Why star'st thou in my face? If thou wilt stay, Leap in my arms: mine arms are open wide: If not--turn from me, and I'll turn from thee; For though thou hast the power to say farewell, I have not power to stay thee.

But we may look long in vain for the like of this passage, taken from the crudest and feeblest work of Marlowe, in the wide and wordy expanse of _King Edward III_.

{247} A pre-Shakespearean word of single occurrence in a single play of Shakespeare's, and proper to the academic school of playwrights.

{248} _The First Part of Tamburlaine the Great_, Act v. Sc. ii.

{252} It may be worth a remark that the word _power_ is constantly used as a dissyllable; another note of archaic debility or insufficiency in metre.

{255} Yet another essentially non-Shakespearean word, though doubtless once used by Shakespeare; this time a most ungraceful Gallicism.

{256} It may obviate any chance of mistake if I observe that here as elsewhere, when I mention the name that is above every name in English literature, I refer to the old Shakespeare, and not to "the new Shakspere"; a _novus homo_ with whom I have no acquaintance, and with whom (if we may judge of a great--or a little--unknown after the appearance and the bearing of those who select him as a social sponsor for themselves and their literary catechumens) I can most sincerely assert that I desire to have none.

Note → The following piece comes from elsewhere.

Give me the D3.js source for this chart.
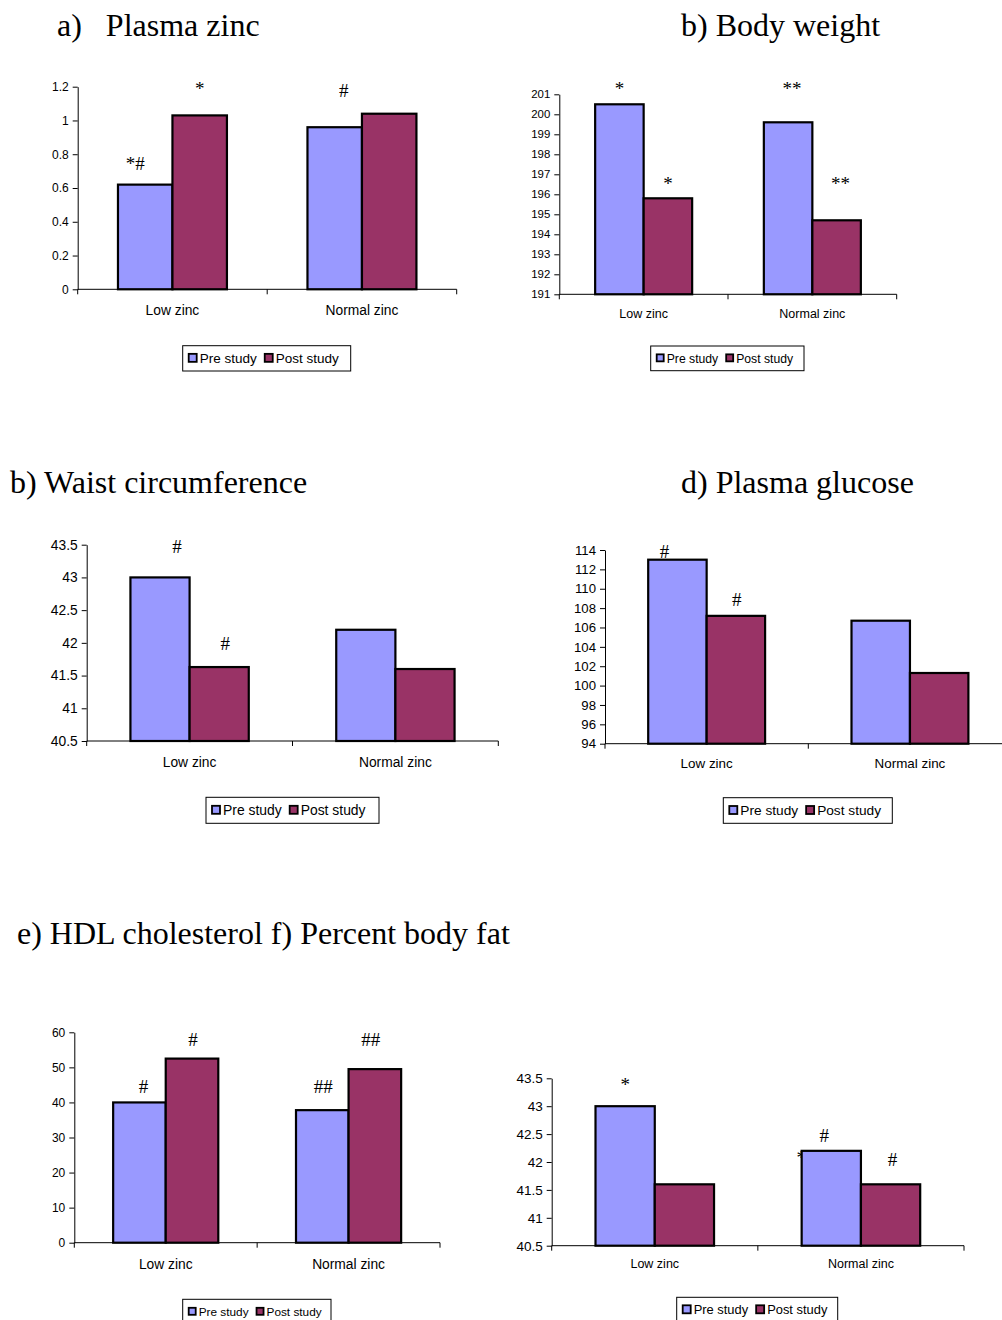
<!DOCTYPE html>
<html>
<head>
<meta charset="utf-8">
<script src="https://cdn.jsdelivr.net/npm/d3@7"></script>
<style>
  html, body { margin: 0; padding: 0; background: #fff; }
  svg { display: block; }
</style>
</head>
<body>
<svg id="chart" width="1002" height="1320"></svg>
<script>
// ---------------- data ----------------
const categories = ["Low zinc", "Normal zinc"];
const seriesNames = ["Pre study", "Post study"];
const seriesColors = ["#9999FF", "#993366"];

const zincPre = [0.62, 0.96];
const zincPost = [1.03, 1.04];
const zincTicks = [0, 0.2, 0.4, 0.6, 0.8, 1, 1.2];

const weightPre = [200.5, 199.6];
const weightPost = [195.8, 194.7];
const weightTicks = [191, 192, 193, 194, 195, 196, 197, 198, 199, 200, 201];

const waistPre = [43.0, 42.2];
const waistPost = [41.63, 41.6];
const waistTicks = [40.5, 41, 41.5, 42, 42.5, 43, 43.5];

const glucosePre = [113.0, 106.7];
const glucosePost = [107.2, 101.3];
const glucoseTicks = [94, 96, 98, 100, 102, 104, 106, 108, 110, 112, 114];

const hdlPre = [40.0, 37.8];
const hdlPost = [52.5, 49.5];
const hdlTicks = [0, 10, 20, 30, 40, 50, 60];

const fatPre = [43.0, 42.2];
const fatPost = [41.6, 41.6];
const fatTicks = [40.5, 41, 41.5, 42, 42.5, 43, 43.5];

// significance marks: text, category index, series index, value (y position), pixel nudge
const zincNotes = [
  {t: "*#", c: 0, s: 0, v: 0.707, dx: -10},
  {t: "*", c: 0, s: 1, v: 1.151, dx: 0},
  {t: "#", c: 1, s: 0, v: 1.139, dx: 9}
];
const weightNotes = [
  {t: "*", c: 0, s: 0, v: 200.97, dx: 0},
  {t: "*", c: 0, s: 1, v: 196.2, dx: 0},
  {t: "**", c: 1, s: 0, v: 200.97, dx: 4},
  {t: "**", c: 1, s: 1, v: 196.2, dx: 4}
];
const waistNotes = [
  {t: "#", c: 0, s: 0, v: 43.37, dx: 17},
  {t: "#", c: 0, s: 1, v: 41.89, dx: 6}
];
const glucoseNotes = [
  {t: "#", c: 0, s: 0, v: 113.18, dx: -13},
  {t: "#", c: 0, s: 1, v: 108.22, dx: 1}
];
const hdlNotes = [
  {t: "#", c: 0, s: 0, v: 42.7, dx: 4},
  {t: "#", c: 0, s: 1, v: 56.1, dx: 1},
  {t: "##", c: 1, s: 0, v: 42.7, dx: 1},
  {t: "##", c: 1, s: 1, v: 56.1, dx: -4}
];
const fatNotes = [
  {t: "*", c: 0, s: 0, v: 43.27, dx: 0},
  {t: "*", c: 1, s: 0, v: 41.96, dx: -30, behind: true},
  {t: "#", c: 1, s: 0, v: 42.36, dx: -7},
  {t: "#", c: 1, s: 1, v: 41.93, dx: 2}
];

// ---------------- drawing ----------------
const svg = d3.select("#chart");
const SANS = "'Liberation Sans', Arial, sans-serif";
const SERIF = "'Liberation Serif', 'Times New Roman', serif";

function drawTitle(text, x, y) {
  svg.append("text").attr("x", x).attr("y", y)
    .attr("font-family", SERIF).attr("font-size", 32)
    .attr("fill", "#000").attr("xml:space", "preserve")
    .style("white-space", "pre")
    .text(text);
}

function panel(cfg) {
  const g = svg.append("g");
  const x = d3.scaleBand().domain(categories).range([cfg.x0, cfg.x1]).paddingInner(0).paddingOuter(0);
  const frac = 0.575;
  const xs = d3.scaleBand().domain(seriesNames).range([0, x.bandwidth() * frac]);
  const off = x.bandwidth() * (1 - frac) / 2;
  const y = d3.scaleLinear().domain(cfg.domain).range([cfg.yBot, cfg.yTop]);
  const series = [cfg.pre, cfg.post];

  const barX = (c, s) => x(categories[c]) + off + xs(seriesNames[s]);

  const noteG = (behind) => cfg.notes.filter(n => !!n.behind === behind);
  function drawNotes(list) {
    g.selectAll(null).data(list).enter().append("text")
      .attr("x", d => barX(d.c, d.s) + xs.bandwidth() / 2 + d.dx)
      .attr("y", d => y(d.v))
      .attr("text-anchor", "middle")
      .attr("font-family", SERIF).attr("font-size", cfg.noteFont || 19)
      .attr("fill", "#000")
      .text(d => d.t);
  }
  drawNotes(noteG(true));

  // bars
  const rows = [];
  categories.forEach((c, ci) => series.forEach((arr, si) => rows.push({ci, si, v: arr[ci]})));
  g.selectAll(null).data(rows).enter().append("rect")
    .attr("x", d => barX(d.ci, d.si))
    .attr("width", xs.bandwidth())
    .attr("y", d => y(d.v))
    .attr("height", d => y(cfg.domain[0]) - y(d.v))
    .attr("fill", d => seriesColors[d.si])
    .attr("stroke", "#000").attr("stroke-width", 2.2);

  // y axis
  const ya = g.append("g").attr("transform", `translate(${cfg.x0},0)`)
    .call(d3.axisLeft(y).tickValues(cfg.ticks).tickSize(5).tickSizeOuter(0).tickPadding(4)
      .tickFormat(d3.format(cfg.fmt || "")));
  ya.selectAll("text").attr("font-family", SANS).attr("font-size", cfg.tickFont).attr("fill", "#000");
  ya.selectAll("line,path").attr("stroke", "#000");

  // x axis
  const bounds = categories.map(c => x(c)).concat([cfg.x1]);
  const xa = g.append("g");
  xa.append("line").attr("x1", cfg.x0).attr("x2", cfg.x1).attr("y1", cfg.yBot).attr("y2", cfg.yBot).attr("stroke", "#000");
  xa.selectAll(null).data(bounds).enter().append("line")
    .attr("x1", d => d).attr("x2", d => d).attr("y1", cfg.yBot).attr("y2", cfg.yBot + 5).attr("stroke", "#000");
  xa.selectAll(null).data(categories).enter().append("text")
    .attr("x", d => x(d) + x.bandwidth() / 2)
    .attr("y", cfg.yBot + cfg.catDy)
    .attr("text-anchor", "middle")
    .attr("font-family", SANS).attr("font-size", cfg.catFont).attr("fill", "#000")
    .text(d => d);

  drawNotes(noteG(false));

  // legend
  const L = cfg.legend;
  const lg = g.append("g").attr("transform", `translate(${L.x},${L.y})`);
  const box = lg.append("rect").attr("x", 0).attr("y", 0).attr("height", L.h)
    .attr("fill", "#fff").attr("stroke", "#000").attr("stroke-width", 1);
  let cx = 6;
  const ms = Math.round(L.font * 0.6);
  seriesNames.forEach((name, i) => {
    lg.append("rect").attr("x", cx).attr("y", L.h / 2 - ms / 2 - 0.5).attr("width", ms).attr("height", ms)
      .attr("fill", seriesColors[i]).attr("stroke", "#000").attr("stroke-width", 1.8);
    cx += ms + 3;
    const t = lg.append("text").attr("x", cx).attr("y", L.h / 2 + L.font * 0.36)
      .attr("font-family", SANS).attr("font-size", L.font).attr("fill", "#000").text(name);
    cx += t.node().getComputedTextLength() + (i === 0 ? 8 : 6);
  });
  box.attr("width", L.w || cx);
}

// titles
drawTitle("a)   Plasma zinc", 57, 36);
drawTitle("b) Body weight", 681, 36);
drawTitle("b) Waist circumference", 10, 493);
drawTitle("d) Plasma glucose", 681, 493);
drawTitle("e) HDL cholesterol f) Percent body fat", 17, 944);

panel({x0: 77.7, x1: 456.7, yTop: 86.7, yBot: 289.3, domain: [0, 1.2], ticks: zincTicks,
  pre: zincPre, post: zincPost, tickFont: 12, catFont: 13.8, catDy: 26, notes: zincNotes,
  legend: {x: 182.7, y: 345.7, h: 25.3, font: 13.5, w: 168}});

panel({x0: 559.3, x1: 896.7, yTop: 94.3, yBot: 294.3, domain: [191, 201], ticks: weightTicks,
  pre: weightPre, post: weightPost, tickFont: 11.4, catFont: 12.5, catDy: 23.5, notes: weightNotes,
  legend: {x: 650.7, y: 346, h: 24.7, font: 12.2, w: 153.3}});

panel({x0: 86.7, x1: 498.3, yTop: 544.7, yBot: 741, domain: [40.5, 43.5], ticks: waistTicks,
  pre: waistPre, post: waistPost, tickFont: 13.8, catFont: 13.8, catDy: 26, notes: waistNotes,
  legend: {x: 206, y: 797.3, h: 26, font: 13.9, w: 173}});

panel({x0: 605, x1: 1011.6, yTop: 550, yBot: 743.7, domain: [94, 114], ticks: glucoseTicks,
  pre: glucosePre, post: glucosePost, tickFont: 13.2, catFont: 13.4, catDy: 24.5, notes: glucoseNotes,
  legend: {x: 723.3, y: 797.7, h: 25.6, font: 13.7, w: 169}});

panel({x0: 74.3, x1: 440, yTop: 1032.3, yBot: 1242.7, domain: [0, 60], ticks: hdlTicks,
  pre: hdlPre, post: hdlPost, tickFont: 12, catFont: 13.8, catDy: 26.5, notes: hdlNotes,
  legend: {x: 182.7, y: 1299.3, h: 25, font: 11.8, w: 148.3}});

panel({x0: 551.7, x1: 964, yTop: 1078.3, yBot: 1245.7, domain: [40.5, 43.5], ticks: fatTicks,
  pre: fatPre, post: fatPost, tickFont: 13.5, catFont: 12.5, catDy: 22.5, notes: fatNotes,
  legend: {x: 676.7, y: 1297.3, h: 25, font: 12.9, w: 161}});
</script>
</body>
</html>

{261} Surely, for _sweet'st_ we should read _swift'st_.

{262a} This word occurs but once in Shakespeare's plays--

And speaking it, he wistly looked on me;

(_King Richard II_. Act v. Sc. 4.)

and in such a case, as in the previous instances of the words _invocate_ and _endamagement_, a mere [Greek text] can carry no weight of evidence with it worth any student's consideration.

{262b} This form is used four times by Shakespeare as the equivalent of Bretagne; once only, in one of his latest plays, as a synonym for Britain.

{263a} Another word indiscoverable in any genuine verse of Shakespeare's, though not (I believe) unused on occasion by some among the poets contemporary with his earlier years.

{263b} This word was perhaps unnecessarily altered by our good Capell to "tender."

{264a} Yet another and a singular misuse of a word never so used or misused by Shakespeare.

{264b} Qu. Why, so is your desire: If that the law, etc.?

{264c} _Sic_. I should once have thought it impossible that any mortal ear could endure the shock of this unspeakable and incomparable verse, and find in the passage which contains it an echo or a trace of the "music, wit, and oracle" of Shakespeare. But in those days I had yet to learn what manner of ears are pricked up to listen "when rank Thersites opes his mastiff jaws" in criticism of Homer or of Shakespeare. In a corner of the preface to an edition of "Shakspere" which bears on its title-page the name (correctly spelt) of Queen Victoria's youngest son prefixed to the name I have just transcribed, a small pellet of dry dirt was flung upwards at me from behind by the "able editor" thus irritably impatient to figure in public as the volunteer valet or literary lackey of Prince Leopold. Hence I gathered the edifying assurance that this aspirant to the honours of literature in livery had been reminded of my humbler attempts in literature without a livery by the congenial music of certain four-footed fellow-critics and fellow-lodgers of his own in the neighbourhood of Hampstead Heath. Especially and most naturally had their native woodnotes wild recalled to the listening biped (whom partial nature had so far distinguished from the herd) the deep astonishment and the due disgust with which he had discovered the unintelligible fact that to men so ignorant of music or the laws of music in verse as my presumptuous and pitiable self the test of metrical harmony lay not in an appeal to the fingers but only in an appeal to the ear--"the ear which he" (that is, which the present writer) "makes so much of--AND WHICH SHOULD BE LONG TO MEASURE SHAKSPERE." Here then the great Sham Shakespearean secret is out at last. Had I but known in time my lifelong error in thinking that a capacity to estimate the refinements of word- music was not to be gauged by length of ear, by hairiness of ear, or by thickness of ear, but by delicacy of ear alone, I should as soon have thought of measuring my own poor human organs against those of the patriarch or leader of the herd as of questioning his indisputable right to lay down the law to all who agree with his great fundamental theorem--that the longest ear is the most competent to judge of metre. _Habemus confitentem asinum_.

{266} A Latin pun, or rather a punning Latinism, not altogether out of Shakespeare's earliest line. But see the note preceding this one.

{269} The simple substitution of the word "is" for the word "and" would rectify the grammar here--were that worth while.

{270} Qu. So there is but one France, etc.?

{271} Non-Shakespearean.

{273} I choose for a parallel Shakespeare's use of Plutarch in the composition of his Roman plays rather than his use of Hall and Holinshed in the composition of his English histories, because Froissart is a model more properly to be set against Plutarch than against Holinshed or Hall.

{278} This brilliant idea has since been borrowed from the Chairman--and that without acknowledgment--by one of those worthies whose mission it is to make manifest that no burlesque invention of mere man's device can improve upon the inexhaustible capacities of Nature as shown in the production and perfection of the type irreverently described by Dryden as 'God Almighty's fool.'

{279} This word was incomprehensibly misprinted in the first issue of the Society's Report, where it appeared as "foulness." To prevent misapprehension, the whole staff of printers was at once discharged.

{291} When the learned member made use of this remarkable phrase he probably had in his mind the suggestive query of Agnes, _si les enfants qu'on fait se faisaient pas l'oreille_? But the flower of rhetoric here gathered was beyond the reach of Arnolphe's innocent ward. The procreation in such a case is even more difficult for fancy to realise than the conception.